▶ [SOURCE MATERIAL]:
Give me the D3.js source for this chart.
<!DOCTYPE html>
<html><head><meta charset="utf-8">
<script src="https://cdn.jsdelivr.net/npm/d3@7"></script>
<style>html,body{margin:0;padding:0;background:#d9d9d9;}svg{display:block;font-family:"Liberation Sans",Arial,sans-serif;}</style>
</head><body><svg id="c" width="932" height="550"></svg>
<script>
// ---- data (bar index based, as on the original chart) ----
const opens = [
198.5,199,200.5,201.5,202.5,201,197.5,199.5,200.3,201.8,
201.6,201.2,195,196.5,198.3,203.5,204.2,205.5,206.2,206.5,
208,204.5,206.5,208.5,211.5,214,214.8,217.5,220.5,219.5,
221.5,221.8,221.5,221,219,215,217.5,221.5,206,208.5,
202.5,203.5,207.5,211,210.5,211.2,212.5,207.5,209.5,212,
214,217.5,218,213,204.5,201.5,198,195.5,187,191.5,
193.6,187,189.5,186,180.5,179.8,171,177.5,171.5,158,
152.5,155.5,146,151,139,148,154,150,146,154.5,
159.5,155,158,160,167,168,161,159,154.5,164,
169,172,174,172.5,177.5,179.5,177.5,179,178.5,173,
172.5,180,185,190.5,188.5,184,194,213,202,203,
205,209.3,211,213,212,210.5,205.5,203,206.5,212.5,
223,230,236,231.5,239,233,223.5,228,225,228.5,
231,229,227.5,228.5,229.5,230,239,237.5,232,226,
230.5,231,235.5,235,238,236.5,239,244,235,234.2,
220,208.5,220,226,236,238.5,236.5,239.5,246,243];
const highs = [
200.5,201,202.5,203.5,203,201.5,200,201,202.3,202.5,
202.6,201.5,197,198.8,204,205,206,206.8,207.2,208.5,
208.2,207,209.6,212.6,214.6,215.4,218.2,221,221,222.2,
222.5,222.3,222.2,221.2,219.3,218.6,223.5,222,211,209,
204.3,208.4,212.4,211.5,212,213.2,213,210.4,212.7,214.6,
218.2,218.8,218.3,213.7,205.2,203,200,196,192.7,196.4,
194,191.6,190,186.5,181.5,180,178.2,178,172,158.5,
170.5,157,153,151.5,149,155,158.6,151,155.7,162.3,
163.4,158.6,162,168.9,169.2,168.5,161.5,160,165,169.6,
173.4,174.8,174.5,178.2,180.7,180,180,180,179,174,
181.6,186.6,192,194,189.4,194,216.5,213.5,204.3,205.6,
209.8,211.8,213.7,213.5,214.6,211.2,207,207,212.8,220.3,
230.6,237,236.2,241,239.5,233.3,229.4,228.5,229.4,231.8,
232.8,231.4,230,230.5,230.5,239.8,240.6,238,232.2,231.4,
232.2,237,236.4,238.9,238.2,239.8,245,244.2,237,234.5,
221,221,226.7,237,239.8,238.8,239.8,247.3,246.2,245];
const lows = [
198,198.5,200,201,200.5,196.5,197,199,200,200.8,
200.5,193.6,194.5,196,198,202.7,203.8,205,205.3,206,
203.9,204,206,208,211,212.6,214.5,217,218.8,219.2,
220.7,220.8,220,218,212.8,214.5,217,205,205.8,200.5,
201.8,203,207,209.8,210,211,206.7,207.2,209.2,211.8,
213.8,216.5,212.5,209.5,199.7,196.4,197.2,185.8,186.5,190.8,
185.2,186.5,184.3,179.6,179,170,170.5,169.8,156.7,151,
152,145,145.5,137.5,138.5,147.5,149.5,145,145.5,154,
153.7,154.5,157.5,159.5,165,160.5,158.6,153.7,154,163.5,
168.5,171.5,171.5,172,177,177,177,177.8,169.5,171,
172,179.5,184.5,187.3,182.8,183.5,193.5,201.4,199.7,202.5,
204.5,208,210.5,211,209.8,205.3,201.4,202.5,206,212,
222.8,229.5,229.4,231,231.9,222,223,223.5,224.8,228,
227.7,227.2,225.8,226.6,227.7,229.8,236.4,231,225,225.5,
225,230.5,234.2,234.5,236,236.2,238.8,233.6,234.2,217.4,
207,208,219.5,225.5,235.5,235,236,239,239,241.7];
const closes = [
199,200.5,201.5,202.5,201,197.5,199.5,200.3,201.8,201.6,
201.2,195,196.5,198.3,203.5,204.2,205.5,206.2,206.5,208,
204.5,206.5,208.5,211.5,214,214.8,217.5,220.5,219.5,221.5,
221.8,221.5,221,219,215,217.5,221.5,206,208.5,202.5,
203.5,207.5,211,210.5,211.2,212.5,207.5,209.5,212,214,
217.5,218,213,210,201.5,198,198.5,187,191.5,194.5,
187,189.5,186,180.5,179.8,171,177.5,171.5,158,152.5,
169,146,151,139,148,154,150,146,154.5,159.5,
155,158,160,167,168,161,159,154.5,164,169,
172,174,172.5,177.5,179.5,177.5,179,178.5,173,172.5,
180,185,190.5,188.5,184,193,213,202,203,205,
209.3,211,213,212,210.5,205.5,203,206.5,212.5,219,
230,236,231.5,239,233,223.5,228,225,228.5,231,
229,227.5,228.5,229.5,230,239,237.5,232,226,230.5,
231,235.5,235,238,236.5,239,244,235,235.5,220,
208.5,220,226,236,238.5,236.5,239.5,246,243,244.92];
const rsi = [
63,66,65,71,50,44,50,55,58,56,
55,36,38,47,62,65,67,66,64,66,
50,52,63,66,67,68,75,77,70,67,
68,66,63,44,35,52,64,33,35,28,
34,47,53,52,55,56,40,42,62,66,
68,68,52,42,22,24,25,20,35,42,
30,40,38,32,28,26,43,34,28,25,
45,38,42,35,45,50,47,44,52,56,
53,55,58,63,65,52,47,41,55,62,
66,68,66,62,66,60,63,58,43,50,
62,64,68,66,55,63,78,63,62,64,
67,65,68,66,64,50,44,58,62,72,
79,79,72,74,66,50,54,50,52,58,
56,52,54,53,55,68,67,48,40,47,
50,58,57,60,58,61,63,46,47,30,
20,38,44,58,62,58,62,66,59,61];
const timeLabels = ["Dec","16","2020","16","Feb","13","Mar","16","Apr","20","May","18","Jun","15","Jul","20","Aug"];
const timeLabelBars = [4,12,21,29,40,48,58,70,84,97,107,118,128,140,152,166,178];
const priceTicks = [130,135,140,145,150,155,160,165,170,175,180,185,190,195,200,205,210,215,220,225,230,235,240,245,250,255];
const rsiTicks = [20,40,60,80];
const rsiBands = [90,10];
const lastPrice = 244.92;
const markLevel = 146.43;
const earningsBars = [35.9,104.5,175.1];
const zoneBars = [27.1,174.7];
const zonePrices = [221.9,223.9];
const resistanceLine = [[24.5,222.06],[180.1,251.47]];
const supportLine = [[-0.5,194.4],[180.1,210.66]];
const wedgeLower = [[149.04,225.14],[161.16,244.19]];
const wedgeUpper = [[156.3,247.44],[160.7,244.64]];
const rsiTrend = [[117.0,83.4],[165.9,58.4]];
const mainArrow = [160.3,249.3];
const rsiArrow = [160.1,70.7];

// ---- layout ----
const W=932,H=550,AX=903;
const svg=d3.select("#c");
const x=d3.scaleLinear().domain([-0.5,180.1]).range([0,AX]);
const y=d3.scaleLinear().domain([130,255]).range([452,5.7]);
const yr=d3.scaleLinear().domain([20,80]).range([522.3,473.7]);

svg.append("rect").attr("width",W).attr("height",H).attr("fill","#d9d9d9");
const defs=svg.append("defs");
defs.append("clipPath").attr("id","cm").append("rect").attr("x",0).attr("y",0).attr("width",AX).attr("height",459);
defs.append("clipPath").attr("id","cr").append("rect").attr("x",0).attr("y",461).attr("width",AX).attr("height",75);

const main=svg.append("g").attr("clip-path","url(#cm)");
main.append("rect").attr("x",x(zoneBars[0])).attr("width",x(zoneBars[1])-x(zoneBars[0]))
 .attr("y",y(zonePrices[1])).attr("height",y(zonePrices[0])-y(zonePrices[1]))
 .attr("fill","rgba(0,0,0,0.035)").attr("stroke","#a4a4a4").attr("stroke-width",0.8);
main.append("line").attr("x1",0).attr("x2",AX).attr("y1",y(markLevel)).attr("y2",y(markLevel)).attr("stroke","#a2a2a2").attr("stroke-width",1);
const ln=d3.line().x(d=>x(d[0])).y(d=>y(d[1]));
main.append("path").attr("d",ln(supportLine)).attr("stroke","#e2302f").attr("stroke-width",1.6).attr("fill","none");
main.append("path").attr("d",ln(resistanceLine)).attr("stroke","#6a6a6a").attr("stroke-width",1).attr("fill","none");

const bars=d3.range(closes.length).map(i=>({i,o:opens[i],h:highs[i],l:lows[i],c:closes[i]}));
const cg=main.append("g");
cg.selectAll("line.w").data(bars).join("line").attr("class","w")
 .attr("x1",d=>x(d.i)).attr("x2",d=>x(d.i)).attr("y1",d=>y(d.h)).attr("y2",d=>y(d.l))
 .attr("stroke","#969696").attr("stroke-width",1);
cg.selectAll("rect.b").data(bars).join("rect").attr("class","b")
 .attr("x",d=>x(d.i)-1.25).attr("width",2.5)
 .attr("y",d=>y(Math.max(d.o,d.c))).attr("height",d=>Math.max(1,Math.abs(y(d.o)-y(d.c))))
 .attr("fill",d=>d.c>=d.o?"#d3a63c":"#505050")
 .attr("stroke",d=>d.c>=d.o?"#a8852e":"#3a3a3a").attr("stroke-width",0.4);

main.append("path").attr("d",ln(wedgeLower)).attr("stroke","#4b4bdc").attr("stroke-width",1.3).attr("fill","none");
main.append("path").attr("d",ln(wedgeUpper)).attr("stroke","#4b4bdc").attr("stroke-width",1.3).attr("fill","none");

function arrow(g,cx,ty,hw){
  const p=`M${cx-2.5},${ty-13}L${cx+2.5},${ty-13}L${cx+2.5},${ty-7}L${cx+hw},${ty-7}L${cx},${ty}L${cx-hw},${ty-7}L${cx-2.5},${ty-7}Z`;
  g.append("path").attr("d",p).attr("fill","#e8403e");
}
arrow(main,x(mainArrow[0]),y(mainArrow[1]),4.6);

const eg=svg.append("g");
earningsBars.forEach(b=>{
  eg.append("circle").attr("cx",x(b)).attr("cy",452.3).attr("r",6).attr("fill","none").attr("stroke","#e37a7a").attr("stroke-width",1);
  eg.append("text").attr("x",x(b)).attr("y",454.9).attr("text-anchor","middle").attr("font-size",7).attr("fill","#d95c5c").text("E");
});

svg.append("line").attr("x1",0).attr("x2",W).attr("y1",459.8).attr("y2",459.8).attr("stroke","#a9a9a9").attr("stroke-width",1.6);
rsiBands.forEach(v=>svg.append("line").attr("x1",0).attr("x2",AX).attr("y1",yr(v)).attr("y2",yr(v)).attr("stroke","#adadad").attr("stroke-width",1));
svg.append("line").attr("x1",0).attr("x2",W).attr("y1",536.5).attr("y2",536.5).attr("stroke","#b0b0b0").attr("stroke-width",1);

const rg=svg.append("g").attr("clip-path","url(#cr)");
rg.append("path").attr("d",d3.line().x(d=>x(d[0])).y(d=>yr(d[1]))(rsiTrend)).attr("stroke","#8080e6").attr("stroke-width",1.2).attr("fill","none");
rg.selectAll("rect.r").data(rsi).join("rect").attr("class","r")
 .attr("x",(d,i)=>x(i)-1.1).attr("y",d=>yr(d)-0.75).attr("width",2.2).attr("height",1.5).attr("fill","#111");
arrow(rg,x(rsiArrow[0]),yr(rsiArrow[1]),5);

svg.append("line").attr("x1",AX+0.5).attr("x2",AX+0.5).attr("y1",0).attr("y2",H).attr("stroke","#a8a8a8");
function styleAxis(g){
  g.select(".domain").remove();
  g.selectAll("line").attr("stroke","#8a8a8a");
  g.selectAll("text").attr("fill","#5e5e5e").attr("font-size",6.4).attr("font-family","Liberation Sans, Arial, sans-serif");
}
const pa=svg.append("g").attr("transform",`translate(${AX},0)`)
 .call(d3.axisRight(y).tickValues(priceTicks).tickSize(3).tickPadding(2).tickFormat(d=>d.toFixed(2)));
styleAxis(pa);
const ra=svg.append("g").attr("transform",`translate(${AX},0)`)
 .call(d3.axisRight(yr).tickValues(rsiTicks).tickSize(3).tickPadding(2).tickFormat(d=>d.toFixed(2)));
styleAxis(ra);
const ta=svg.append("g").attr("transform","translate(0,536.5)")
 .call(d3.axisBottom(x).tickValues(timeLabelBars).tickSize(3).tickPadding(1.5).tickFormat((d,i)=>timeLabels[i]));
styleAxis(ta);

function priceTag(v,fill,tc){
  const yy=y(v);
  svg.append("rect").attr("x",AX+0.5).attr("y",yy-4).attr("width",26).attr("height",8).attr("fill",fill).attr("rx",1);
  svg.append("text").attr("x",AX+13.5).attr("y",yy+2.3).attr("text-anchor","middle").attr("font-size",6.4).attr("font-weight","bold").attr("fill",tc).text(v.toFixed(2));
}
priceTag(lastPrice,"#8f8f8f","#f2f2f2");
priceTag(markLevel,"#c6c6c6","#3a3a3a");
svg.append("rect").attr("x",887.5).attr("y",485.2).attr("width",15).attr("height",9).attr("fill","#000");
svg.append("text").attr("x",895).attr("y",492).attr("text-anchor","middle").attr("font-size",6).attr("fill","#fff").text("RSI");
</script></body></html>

▶ [STATED TASK]:
Return every line in the listing that contains the word "chart".

▶ [EXERCISE RESPONSE]:
Give me the D3.js source for this chart.
// ---- data (bar index based, as on the original chart) ----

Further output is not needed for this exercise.